Under the Family Law Act a parenting order can be made, among other things, about whom a child is to live with and how much time that child can spend with another person. NEVINE YOUSSEF, family law accredited specialist at Marsdens Law Group sheds some light on how the law applies.
Parenting orders can take one of three forms:
Interim orders, which apply on a temporary basis until final orders are made by the court.
Final orders, which apply from the conclusion of a trial until such time as a party may seek to vary otherwise or until the child has reached the age of 18 years.
Consent orders, which can be agreed by the parties and the court at any time and again apply until such time as the court seeks to vary otherwise or the children relevant to the orders reach the age of 18.

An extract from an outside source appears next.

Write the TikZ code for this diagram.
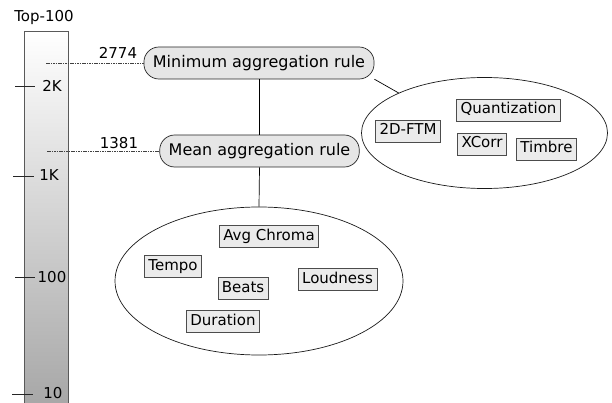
\documentclass[tikz,border=0pt]{standalone}
\usepackage{fontspec}
\setmainfont{DejaVu Sans}
\usetikzlibrary{shapes.geometric}
\definecolor{boxfill}{HTML}{EBEBEB}
\definecolor{rulefill}{HTML}{E6E6E6}
\begin{document}
\begin{tikzpicture}[x=1pt,y=-1pt,
  rulenode/.style={draw=black!85,fill=rulefill,rounded corners=15pt,minimum height=32pt,inner xsep=9pt,font=\fontsize{16}{18}\selectfont,line width=0.7pt},
  feat/.style={draw=black!70,fill=boxfill,inner xsep=4pt,inner ysep=4pt,text height=11pt,text depth=3pt,font=\fontsize{15}{17}\selectfont,line width=0.6pt},
  group/.style={draw=black!90,ellipse,inner sep=0pt,line width=0.7pt},
  lbl/.style={font=\fontsize{15}{17}\selectfont,inner sep=0pt},
  tick/.style={draw=black!85,line width=0.7pt},
  guide/.style={draw=black!75,dash pattern=on 1.6pt off 0.8pt,line width=0.6pt},
  conn/.style={draw=black,line width=0.7pt}]
\useasboundingbox (0,0) rectangle (612,403);
% scale bar
\shade[top color=white,bottom color=black!35] (24,31) rectangle (68,410);
\draw[black!65,line width=0.6pt] (24,410) -- (24,31) -- (68,31) -- (68,410);
\node[lbl] (top) at (44,17) {Top-100};
% ticks
\coordinate (t2a) at (15,86); \coordinate (t2b) at (35,86);
\coordinate (t1a) at (13,176); \coordinate (t1b) at (34,176);
\coordinate (t0a) at (15,277); \coordinate (t0b) at (35,277);
\coordinate (tza) at (12,394); \coordinate (tzb) at (33,394);
\draw[tick] (t2a) -- (t2b);
\draw[tick] (t1a) -- (t1b);
\draw[tick] (t0a) -- (t0b);
\draw[tick] (tza) -- (tzb);
\node[lbl] (l2k) at (52,86) {2K};
\node[lbl] (l1k) at (49,175) {1K};
\node[lbl] (l100) at (52,277) {100};
\node[lbl] (l10) at (53,393) {10};
% rule nodes
\node[rulenode] (min) at (259,63) {Minimum aggregation rule};
\node[rulenode] (mean) at (259.5,151) {Mean aggregation rule};
% guides
\coordinate (g1) at (46,63);
\coordinate (g2) at (47,151);
\draw[guide] (g1) -- (min.west);
\draw[guide] (g2) -- (mean.west);
\node[lbl] (n2774) at (118,53) {2774};
\node[lbl] (n1381) at (119,143) {1381};
% ellipses
\node[group,minimum width=246pt,minimum height=111pt] (rell) at (484.5,133) {};
\node[group,minimum width=288pt,minimum height=148pt] (bell) at (259,281) {};
% connectors
\draw[conn] (min.south -| mean.south) -- (mean.north);
\draw[conn] (mean.south) -- (bell.north);
\draw[conn] (min.-8) -- (rell.155);
% features right
\node[feat] (quant) at (508.5,110) {Quantization};
\node[feat] (ftm) at (408,131) {2D-FTM};
\node[feat] (xcorr) at (482,144) {XCorr};
\node[feat] (timbre) at (546.5,149) {Timbre};
% features bottom
\node[feat] (chroma) at (269,236.5) {Avg Chroma};
\node[feat] (tempo) at (173,266.5) {Tempo};
\node[feat] (beats) at (243,288) {Beats};
\node[feat] (loud) at (337.5,279) {Loudness};
\node[feat] (dur) at (223,321) {Duration};
\end{tikzpicture}
\end{document}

Parenting orders are legally binding and if a party fails to comply with such parenting orders there are very real consequences.
Parents can however agree to depart from the terms previously set down in their parenting orders as they see fit.
However, without such agreement a parenting order remains in force until a new parenting order is sought that changes it.
Even where the parties may decide to depart from orders on a one off basis, all such variations should be detailed in writing.
If your former partner has been found to have breached current parenting orders the following options could be available to you:
Do nothing at all: minor contraventions may not be worth pursuing. However, if further minor breaches continue to occur it is worth noting these occasions and later seeking to enforce the parenting orders.
Mediation: attending a family dispute resolution (mediation) can assist the parties in working through any disagreement they may have over the parenting orders. This is a far less costly approach than if you were to enforce such orders.
Contravention application: this is the most direct and serious approach to dealing with a contravention. At this point, it is important to seek the assistance of one of our helpful family law solicitors at Marsdens Law Group.
There are a number of penalties available to the court if a party is found to have breached a parenting order without a reasonable excuse.
The court may impose that the party pay the legal costs of the applicant, compensation or provide make up time for the lost time spent with the child, parenting programs, community service orders, pay a bond or fine.